We hold these issues very strongly and very deeply. Most northern folks do not understand. We were a conquered and oppressed and humiliated people during reconstruction. A carpetbagger is worse than any racial epithet. It is the worst form of scoundrel. The first republican gubernatorial administration of Texas to be unseated in the election years after the war had to be forced out at gunpoint. They had control, illegal possession, and they did not want to leave.
Now do not think that anyone can call my ancestors treasonous and come away without my vehement response. The Supreme Court advised against the prosecution of Jefferson Davis for treason, because they knew the case would be lost, and the proof would have upset the entire legality of the war. This is history.

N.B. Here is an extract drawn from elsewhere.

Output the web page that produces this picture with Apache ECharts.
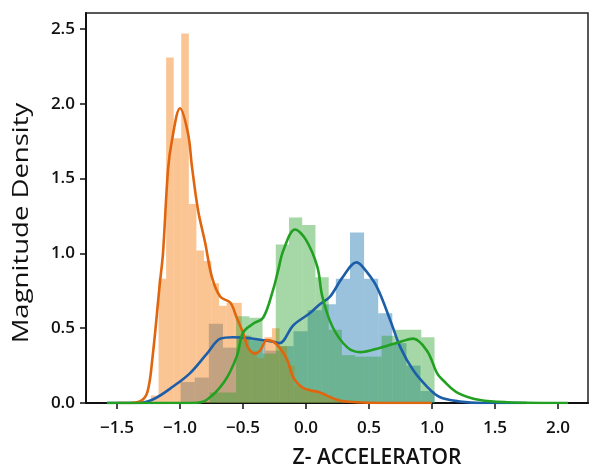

The north had the draft riots, and I do not believe the south had the draft. By the way, I will argue for my ancestors until the day my own great great grandchildren die.
The Constitution grants specified powers to the Federal Government, denies the states certain powers (such as coining money) and states that all other rights are reserved by the states or the people.
Furthermore, several states, north and south, specifically stated in their ratification of the Constitution that if things did not work out, they reserved the right to secede.
However, the majority of soldiers on both sides volunteered and served honorably.
And I agree, fighting to defend your country from invasion is in no way treason.
As an American first, I am glad the war was fought and won in the interest of national unity.
Otherwise we would be ‘balkanized’ like Europe. With perhaps 3 languages (English, French and Spanish). Not the great and powerful USA we are now.
LOL! Of course, there is no such thing as an uncouth Southron.
Let's face facts - this woman's ancestors were total dead-enders who were willing to abandon the country of their birth because they could not bear to witness the unthinkable calamity of black people being free citizens.
They fled to the one country left in the Western world where their vile mores still held broad sway.
I'm not sure why we are supposed to feel all warm and fuzzy about a crew of people whose American patriotism and willingness to live in the USA was predicated on whether or not it allowed a race of people to be held in chains.
What a dumbass thing to say.
‘Many Southerners viewed the ownership of human beings to be a basic human right.”
As did many Northerners, which explains why slavery started in the north and existed there eve during the war.
The Constitution obliges the states and the American people to regard the Constitution as the supreme law of the land.
In other words, if a state is to secede, its legislation in this regard is subject to review under the authority of the Constitution. By refusing to allow secession statutes to be submitted to this review, the seceding states violated the Constitution and the officers of those states violated their oaths to uphold that Constitution.
Moreover, the Constitution forbids states to enter into pacts with one another - and it is clear from the speed and coordination exhibited in the creation of the so-called Confederacy that the officers of states engaged in that criminal conspiracy had colluded with one another in contravention of the Constitution and their oaths to uphold it in that regard also.
See, RM! There's the vaunted Southern charm and civility you were contrasting with my boorish Yankee ways.